■ What the task asks
Filter the entries and keep only the lines where the string "that" appears.

■ Input for this task
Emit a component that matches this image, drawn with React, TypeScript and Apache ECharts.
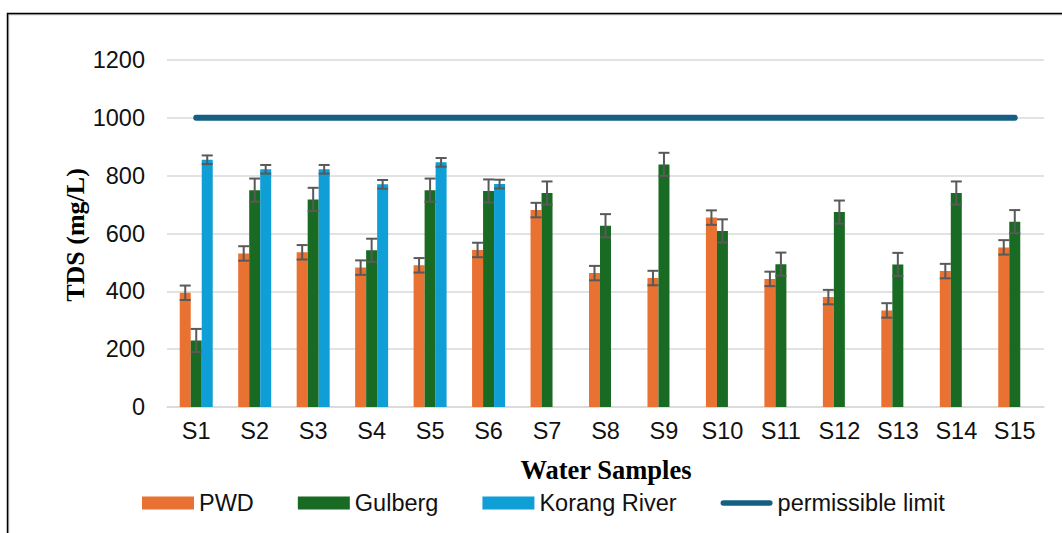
---
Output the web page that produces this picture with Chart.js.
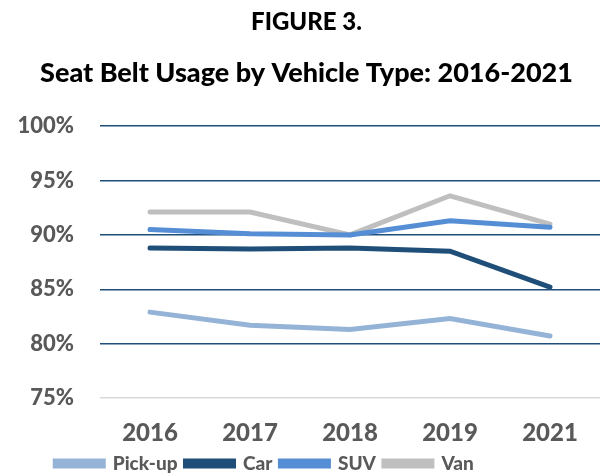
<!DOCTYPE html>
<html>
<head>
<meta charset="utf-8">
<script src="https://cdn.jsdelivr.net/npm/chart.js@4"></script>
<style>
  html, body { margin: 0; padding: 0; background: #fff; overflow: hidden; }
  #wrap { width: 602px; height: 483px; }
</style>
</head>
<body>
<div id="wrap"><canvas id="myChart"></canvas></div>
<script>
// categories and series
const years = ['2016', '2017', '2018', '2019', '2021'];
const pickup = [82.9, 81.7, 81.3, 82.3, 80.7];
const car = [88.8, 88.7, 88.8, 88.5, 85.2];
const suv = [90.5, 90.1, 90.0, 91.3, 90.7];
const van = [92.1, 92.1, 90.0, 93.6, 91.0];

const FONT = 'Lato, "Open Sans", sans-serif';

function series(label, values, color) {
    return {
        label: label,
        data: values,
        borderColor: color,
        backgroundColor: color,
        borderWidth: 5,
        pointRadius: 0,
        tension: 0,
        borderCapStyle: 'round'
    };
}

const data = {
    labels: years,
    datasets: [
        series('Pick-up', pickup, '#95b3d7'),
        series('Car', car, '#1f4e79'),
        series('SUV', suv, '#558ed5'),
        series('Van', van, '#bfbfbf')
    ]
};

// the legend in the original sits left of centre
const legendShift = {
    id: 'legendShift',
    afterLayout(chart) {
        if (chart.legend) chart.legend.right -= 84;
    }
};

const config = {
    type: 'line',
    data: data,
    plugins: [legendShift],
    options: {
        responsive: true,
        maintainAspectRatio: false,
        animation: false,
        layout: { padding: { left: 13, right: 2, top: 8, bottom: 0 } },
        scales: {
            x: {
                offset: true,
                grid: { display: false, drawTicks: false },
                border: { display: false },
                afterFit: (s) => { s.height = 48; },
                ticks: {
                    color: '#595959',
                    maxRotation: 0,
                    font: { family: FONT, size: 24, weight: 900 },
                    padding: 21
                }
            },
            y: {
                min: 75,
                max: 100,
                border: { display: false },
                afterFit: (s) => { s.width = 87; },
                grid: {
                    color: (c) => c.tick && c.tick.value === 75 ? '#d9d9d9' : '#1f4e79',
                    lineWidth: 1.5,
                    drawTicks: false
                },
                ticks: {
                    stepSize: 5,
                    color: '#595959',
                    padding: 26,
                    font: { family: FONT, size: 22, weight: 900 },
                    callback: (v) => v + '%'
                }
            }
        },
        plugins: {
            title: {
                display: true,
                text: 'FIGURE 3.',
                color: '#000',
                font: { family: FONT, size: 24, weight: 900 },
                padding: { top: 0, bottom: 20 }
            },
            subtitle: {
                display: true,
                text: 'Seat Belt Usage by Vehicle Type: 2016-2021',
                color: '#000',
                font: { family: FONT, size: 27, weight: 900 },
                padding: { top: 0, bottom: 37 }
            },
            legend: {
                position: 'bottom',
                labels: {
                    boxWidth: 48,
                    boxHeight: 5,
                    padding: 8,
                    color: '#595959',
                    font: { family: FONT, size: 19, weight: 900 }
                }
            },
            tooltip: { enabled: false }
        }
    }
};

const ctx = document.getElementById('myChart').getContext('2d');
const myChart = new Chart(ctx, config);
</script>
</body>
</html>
--
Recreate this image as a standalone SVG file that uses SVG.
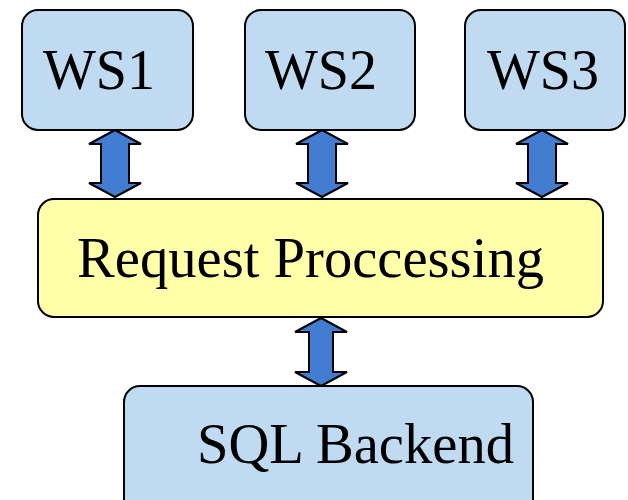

■ Response to this exercise
Emit a component that matches this image, drawn with React, TypeScript and Apache ECharts.
Output the web page that produces this picture with Chart.js.
Recreate this image as a standalone SVG file that uses SVG.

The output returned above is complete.